*** Available data ***

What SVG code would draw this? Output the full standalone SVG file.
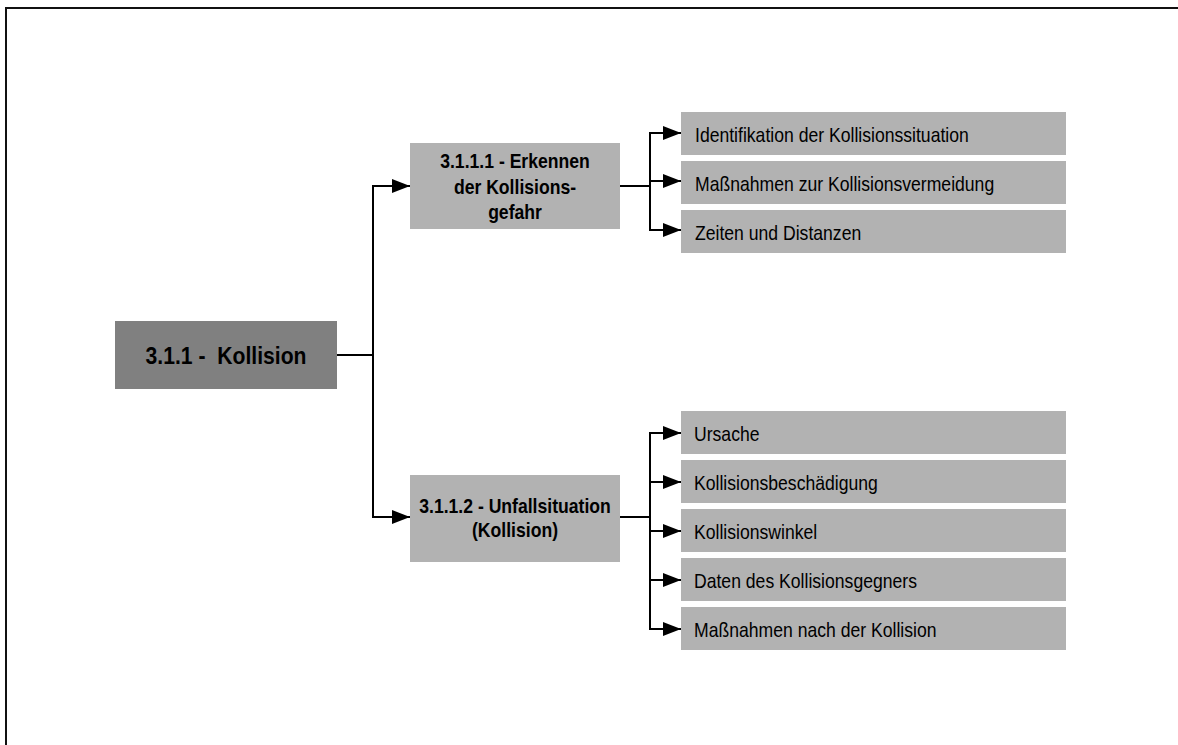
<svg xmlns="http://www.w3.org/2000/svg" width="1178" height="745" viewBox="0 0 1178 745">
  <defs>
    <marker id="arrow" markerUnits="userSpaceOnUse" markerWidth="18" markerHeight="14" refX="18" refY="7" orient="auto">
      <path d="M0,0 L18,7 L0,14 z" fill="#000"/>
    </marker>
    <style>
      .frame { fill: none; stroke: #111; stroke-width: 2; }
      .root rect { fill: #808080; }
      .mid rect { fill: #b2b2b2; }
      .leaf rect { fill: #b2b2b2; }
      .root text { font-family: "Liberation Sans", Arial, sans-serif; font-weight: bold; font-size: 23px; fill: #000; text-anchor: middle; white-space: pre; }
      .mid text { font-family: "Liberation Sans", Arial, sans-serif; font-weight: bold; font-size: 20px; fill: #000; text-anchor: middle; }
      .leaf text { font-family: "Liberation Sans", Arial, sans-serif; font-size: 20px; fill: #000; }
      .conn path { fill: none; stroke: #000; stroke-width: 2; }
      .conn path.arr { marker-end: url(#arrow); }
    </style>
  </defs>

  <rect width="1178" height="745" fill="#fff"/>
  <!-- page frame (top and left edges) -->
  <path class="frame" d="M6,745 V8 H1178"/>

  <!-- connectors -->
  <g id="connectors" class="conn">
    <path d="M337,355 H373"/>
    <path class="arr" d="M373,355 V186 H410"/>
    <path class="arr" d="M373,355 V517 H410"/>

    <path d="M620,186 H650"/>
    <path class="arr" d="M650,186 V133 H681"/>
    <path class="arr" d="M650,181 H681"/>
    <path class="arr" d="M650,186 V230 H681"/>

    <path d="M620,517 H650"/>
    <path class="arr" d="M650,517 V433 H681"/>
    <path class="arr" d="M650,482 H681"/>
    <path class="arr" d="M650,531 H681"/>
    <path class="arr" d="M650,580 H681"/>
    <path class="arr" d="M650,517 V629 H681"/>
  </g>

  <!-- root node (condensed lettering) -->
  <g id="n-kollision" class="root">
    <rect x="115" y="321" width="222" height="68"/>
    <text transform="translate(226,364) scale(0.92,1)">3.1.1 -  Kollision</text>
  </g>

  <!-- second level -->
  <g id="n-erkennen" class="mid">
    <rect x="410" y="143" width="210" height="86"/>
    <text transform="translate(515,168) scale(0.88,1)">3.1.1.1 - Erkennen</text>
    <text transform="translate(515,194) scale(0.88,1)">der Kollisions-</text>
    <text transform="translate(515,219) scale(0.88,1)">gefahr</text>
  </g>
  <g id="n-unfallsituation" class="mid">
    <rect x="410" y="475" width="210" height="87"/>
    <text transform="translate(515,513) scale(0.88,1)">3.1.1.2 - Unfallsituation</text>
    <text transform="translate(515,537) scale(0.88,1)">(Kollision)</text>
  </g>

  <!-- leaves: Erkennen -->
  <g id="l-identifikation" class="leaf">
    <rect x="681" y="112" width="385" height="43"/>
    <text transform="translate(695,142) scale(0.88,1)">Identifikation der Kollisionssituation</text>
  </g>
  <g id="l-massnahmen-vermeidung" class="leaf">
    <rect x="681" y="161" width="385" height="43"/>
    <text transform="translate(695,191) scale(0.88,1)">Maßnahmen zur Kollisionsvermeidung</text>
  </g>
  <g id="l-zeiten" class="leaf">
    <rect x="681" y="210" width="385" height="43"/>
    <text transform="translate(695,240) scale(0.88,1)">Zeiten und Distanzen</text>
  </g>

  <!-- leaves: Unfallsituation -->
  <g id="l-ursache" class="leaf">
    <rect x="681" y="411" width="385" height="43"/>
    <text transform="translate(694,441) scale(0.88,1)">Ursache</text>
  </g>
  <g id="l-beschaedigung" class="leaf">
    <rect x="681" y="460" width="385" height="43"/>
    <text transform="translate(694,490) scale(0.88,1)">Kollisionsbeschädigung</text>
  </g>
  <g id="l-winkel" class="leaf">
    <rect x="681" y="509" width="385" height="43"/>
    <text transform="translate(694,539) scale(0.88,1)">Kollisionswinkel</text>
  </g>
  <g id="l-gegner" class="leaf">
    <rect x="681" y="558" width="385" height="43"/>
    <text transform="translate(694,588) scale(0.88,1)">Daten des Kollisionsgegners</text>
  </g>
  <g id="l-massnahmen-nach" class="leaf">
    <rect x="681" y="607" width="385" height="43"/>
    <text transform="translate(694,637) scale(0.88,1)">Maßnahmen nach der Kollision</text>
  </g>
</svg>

***

■ Directions
Quote the listing above in full, except for the pictures.

■ Answer to this problem
What SVG code would draw this? Output the full standalone SVG file.
<svg xmlns="http://www.w3.org/2000/svg" width="1178" height="745" viewBox="0 0 1178 745">
  <defs>
    <marker id="arrow" markerUnits="userSpaceOnUse" markerWidth="18" markerHeight="14" refX="18" refY="7" orient="auto">
      <path d="M0,0 L18,7 L0,14 z" fill="#000"/>
    </marker>
    <style>
      .frame { fill: none; stroke: #111; stroke-width: 2; }
      .root rect { fill: #808080; }
      .mid rect { fill: #b2b2b2; }
      .leaf rect { fill: #b2b2b2; }
      .root text { font-family: "Liberation Sans", Arial, sans-serif; font-weight: bold; font-size: 23px; fill: #000; text-anchor: middle; white-space: pre; }
      .mid text { font-family: "Liberation Sans", Arial, sans-serif; font-weight: bold; font-size: 20px; fill: #000; text-anchor: middle; }
      .leaf text { font-family: "Liberation Sans", Arial, sans-serif; font-size: 20px; fill: #000; }
      .conn path { fill: none; stroke: #000; stroke-width: 2; }
      .conn path.arr { marker-end: url(#arrow); }
    </style>
  </defs>

  <rect width="1178" height="745" fill="#fff"/>
  <!-- page frame (top and left edges) -->
  <path class="frame" d="M6,745 V8 H1178"/>

  <!-- connectors -->
  <g id="connectors" class="conn">
    <path d="M337,355 H373"/>
    <path class="arr" d="M373,355 V186 H410"/>
    <path class="arr" d="M373,355 V517 H410"/>

    <path d="M620,186 H650"/>
    <path class="arr" d="M650,186 V133 H681"/>
    <path class="arr" d="M650,181 H681"/>
    <path class="arr" d="M650,186 V230 H681"/>

    <path d="M620,517 H650"/>
    <path class="arr" d="M650,517 V433 H681"/>
    <path class="arr" d="M650,482 H681"/>
    <path class="arr" d="M650,531 H681"/>
    <path class="arr" d="M650,580 H681"/>
    <path class="arr" d="M650,517 V629 H681"/>
  </g>

  <!-- root node (condensed lettering) -->
  <g id="n-kollision" class="root">
    <rect x="115" y="321" width="222" height="68"/>
    <text transform="translate(226,364) scale(0.92,1)">3.1.1 -  Kollision</text>
  </g>

  <!-- second level -->
  <g id="n-erkennen" class="mid">
    <rect x="410" y="143" width="210" height="86"/>
    <text transform="translate(515,168) scale(0.88,1)">3.1.1.1 - Erkennen</text>
    <text transform="translate(515,194) scale(0.88,1)">der Kollisions-</text>
    <text transform="translate(515,219) scale(0.88,1)">gefahr</text>
  </g>
  <g id="n-unfallsituation" class="mid">
    <rect x="410" y="475" width="210" height="87"/>
    <text transform="translate(515,513) scale(0.88,1)">3.1.1.2 - Unfallsituation</text>
    <text transform="translate(515,537) scale(0.88,1)">(Kollision)</text>
  </g>

  <!-- leaves: Erkennen -->
  <g id="l-identifikation" class="leaf">
    <rect x="681" y="112" width="385" height="43"/>
    <text transform="translate(695,142) scale(0.88,1)">Identifikation der Kollisionssituation</text>
  </g>
  <g id="l-massnahmen-vermeidung" class="leaf">
    <rect x="681" y="161" width="385" height="43"/>
    <text transform="translate(695,191) scale(0.88,1)">Maßnahmen zur Kollisionsvermeidung</text>
  </g>
  <g id="l-zeiten" class="leaf">
    <rect x="681" y="210" width="385" height="43"/>
    <text transform="translate(695,240) scale(0.88,1)">Zeiten und Distanzen</text>
  </g>

  <!-- leaves: Unfallsituation -->
  <g id="l-ursache" class="leaf">
    <rect x="681" y="411" width="385" height="43"/>
    <text transform="translate(694,441) scale(0.88,1)">Ursache</text>
  </g>
  <g id="l-beschaedigung" class="leaf">
    <rect x="681" y="460" width="385" height="43"/>
    <text transform="translate(694,490) scale(0.88,1)">Kollisionsbeschädigung</text>
  </g>
  <g id="l-winkel" class="leaf">
    <rect x="681" y="509" width="385" height="43"/>
    <text transform="translate(694,539) scale(0.88,1)">Kollisionswinkel</text>
  </g>
  <g id="l-gegner" class="leaf">
    <rect x="681" y="558" width="385" height="43"/>
    <text transform="translate(694,588) scale(0.88,1)">Daten des Kollisionsgegners</text>
  </g>
  <g id="l-massnahmen-nach" class="leaf">
    <rect x="681" y="607" width="385" height="43"/>
    <text transform="translate(694,637) scale(0.88,1)">Maßnahmen nach der Kollision</text>
  </g>
</svg>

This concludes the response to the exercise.